La publication originale en anglais, en 1980, a été précédée par celle de la traduction française d'un premier état plus long de la nouvelle, comportant plusieurs détails qui renvoient explicitement à la relation de l'auteur avec Perec, ensuite supprimés dans la version définitive. Mathews reprend par ailleurs seize ans plus tard, dans Oulipo et traduction : Le cas du Maltais persévérant, le personnage du Dr Botherby pour le compte-rendu d'une autre découverte ethnolinguistique de ce dernier, celle des Ohos, dont la langue se réduit aux trois mots « Rouge égale mal » et des Ouhas, qui ne peuvent dire eux aussi qu'une seule phrase, « Ici pas là ». La tentative de rendre compte aux Ohos de la langue des Ouhas conduit Botherby à se rendre compte qu'une langue ne dit que ce qu'elle peut dire.

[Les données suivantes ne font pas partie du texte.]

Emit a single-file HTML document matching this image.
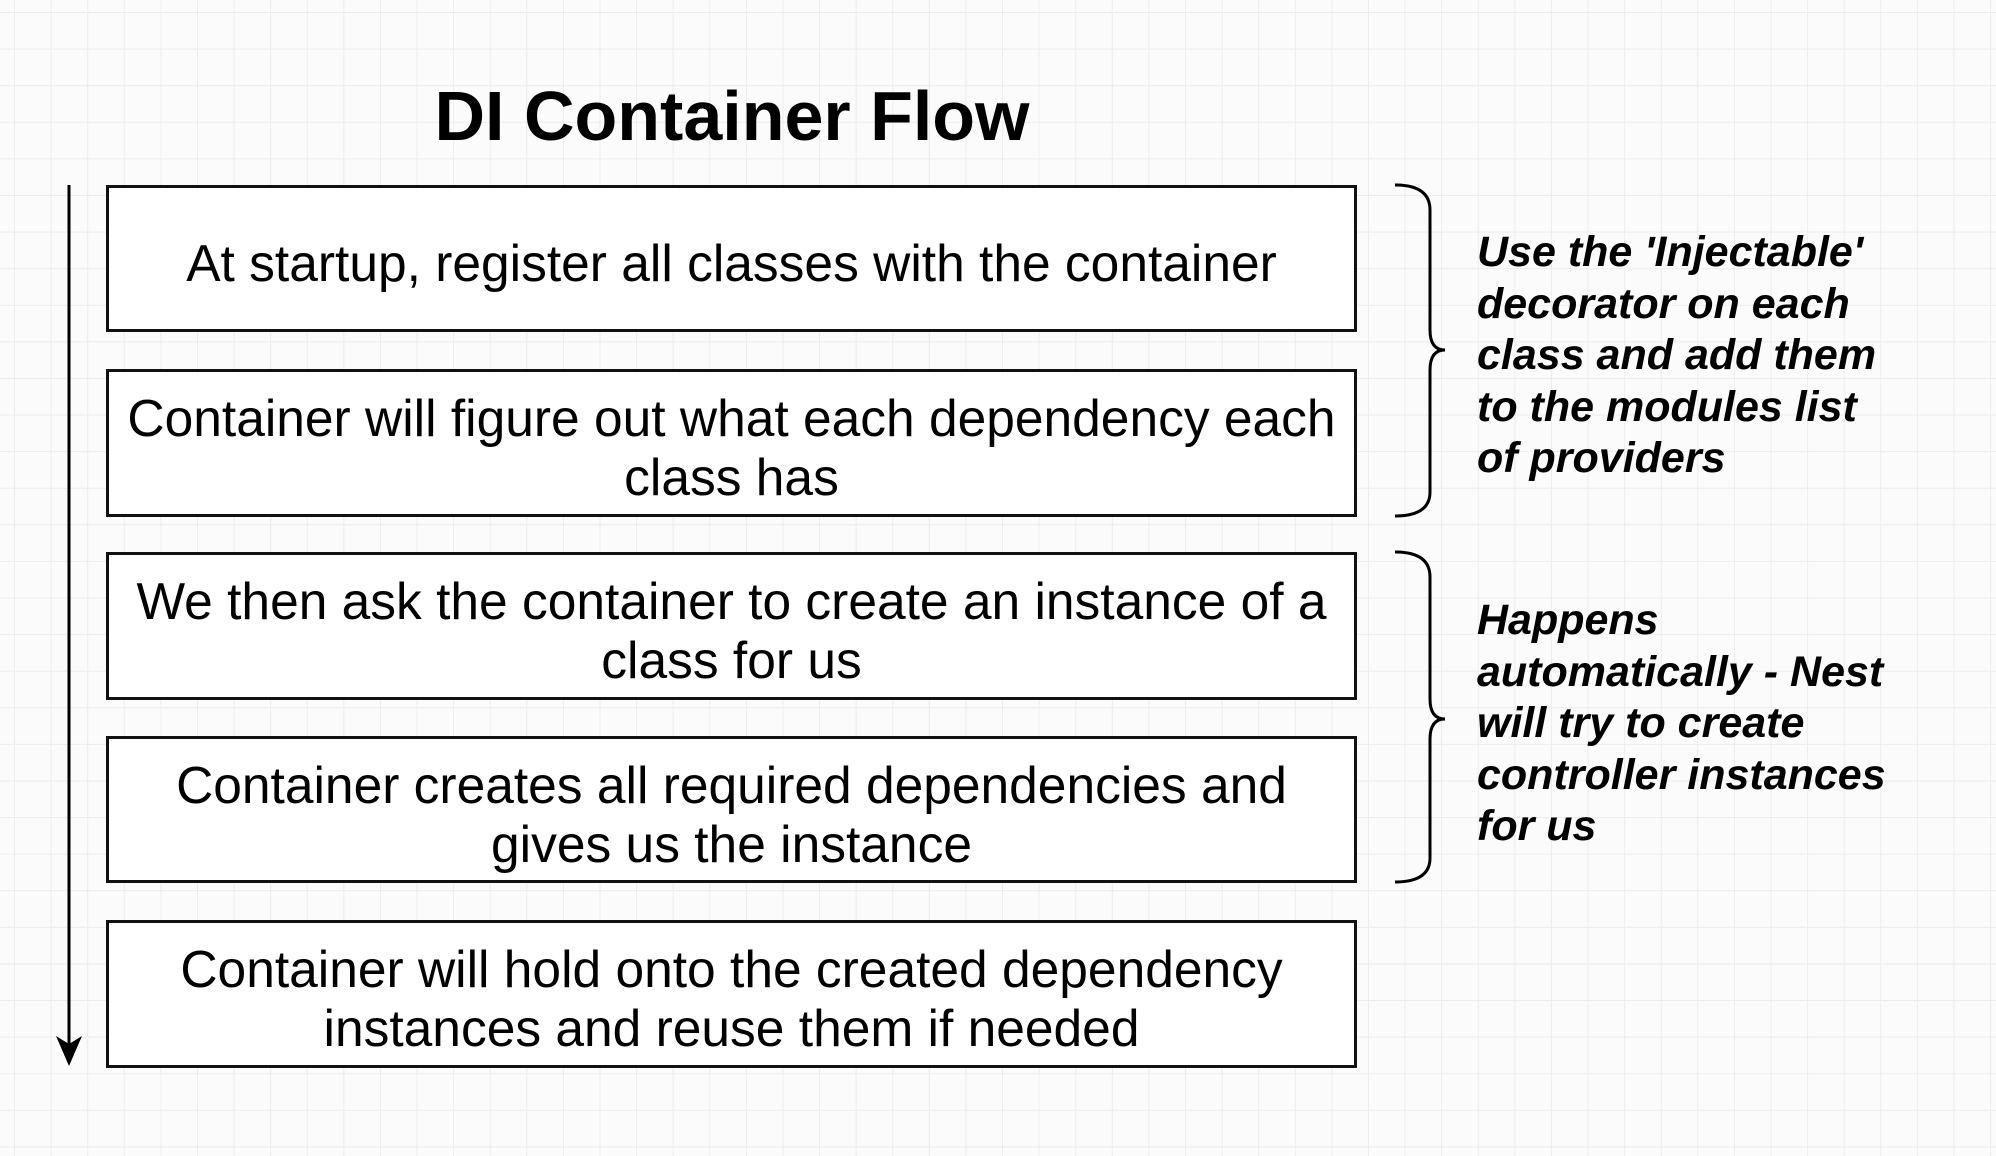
<!DOCTYPE html>
<html><head><meta charset="utf-8"><style>
html,body{margin:0;padding:0}
body{width:1996px;height:1156px;position:relative;overflow:hidden;background-color:#fbfbfb;
background-image:linear-gradient(to right,#ececec 1px,transparent 1px),linear-gradient(to bottom,#ececec 1px,transparent 1px);
background-size:36.6px 36.6px;background-position:14px 12px;font-family:"Liberation Sans",Arial,sans-serif;}
.title{position:absolute;left:0;width:1464px;top:76px;text-align:center;font-weight:bold;font-size:70px;color:#000;}
.box{position:absolute;left:106px;width:1251px;box-sizing:border-box;border:3px solid #111;background:#fff;display:flex;align-items:center;justify-content:center;text-align:center;font-size:51.5px;line-height:59px;color:#000;padding-top:10px;}
.note{position:absolute;left:1477px;font-weight:bold;font-style:italic;font-size:43px;line-height:51.5px;color:#000;}
</style></head><body>
<div class="title">DI Container Flow</div>
<div class="box" style="top:185px;height:147px">At startup, register all classes with the container</div>
<div class="box" style="top:369px;height:148px">Container will figure out what each dependency each<br>class has</div>
<div class="box" style="top:552px;height:148px">We then ask the container to create an instance of a<br>class for us</div>
<div class="box" style="top:736px;height:147px">Container creates all required dependencies and<br>gives us the instance</div>
<div class="box" style="top:920px;height:148px">Container will hold onto the created dependency<br>instances and reuse them if needed</div>
<svg width="1996" height="1156" style="position:absolute;left:0;top:0" fill="none" stroke="#000" stroke-width="3">
<line x1="69" y1="185" x2="69" y2="1050"/>
<path d="M56 1036 L69 1066 L82 1036 L69 1044 Z" fill="#000" stroke="none"/>
<path d="M1395 185 Q1430 185 1430 210 L1430 330 Q1430 350 1445 350 Q1430 350 1430 370 L1430 492 Q1430 516 1395 516"/>
<path d="M1395 552 Q1430 552 1430 577 L1430 699 Q1430 719 1445 719 Q1430 719 1430 739 L1430 858 Q1430 882 1395 882"/>
</svg>
<div class="note" style="top:227px">Use the 'Injectable'<br>decorator on each<br>class and add them<br>to the modules list<br>of providers</div>
<div class="note" style="top:595px">Happens<br>automatically - Nest<br>will try to create<br>controller instances<br>for us</div>
</body></html>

Cette variante fait référence à un chapitre de La Vie mode d'emploi de Perec, l'histoire de l'anthropologue autrichien Appenzzell et plus particulièrement ses considérations sur la pauvreté de vocabulaire alléguée des Kubus de Sumatra.
Les deux versions du Dialecte de la tribu et Oulipo et traduction : Le cas du Maltais persévérant forment un réseau intertextuel de fictions unies par le thème commun de la question de la traduction et par le personnage de Botherby, renvoyant au texte sous-jacent de Perec sur Appenzzell, à la relation entre Mathews et Perec et à leur pratique commune de l'écriture et de la traduction.
Cette nouvelle, qui a attiré l'attention de plusieurs spécialistes de la traduction, a été mise en rapport avec diverses analyses de la philosophie analytique sur les enjeux de la traduction. Elle résonne également avec les travaux précurseurs de l'anthropologue Bronislaw Malinowski, issus de son travail sur le terrain en Nouvelle-Guinée. Elle illustre enfin la conception élargie de la traduction au sein de l'Oulipo, qui en fait un cas particulier d'écriture sous contrainte.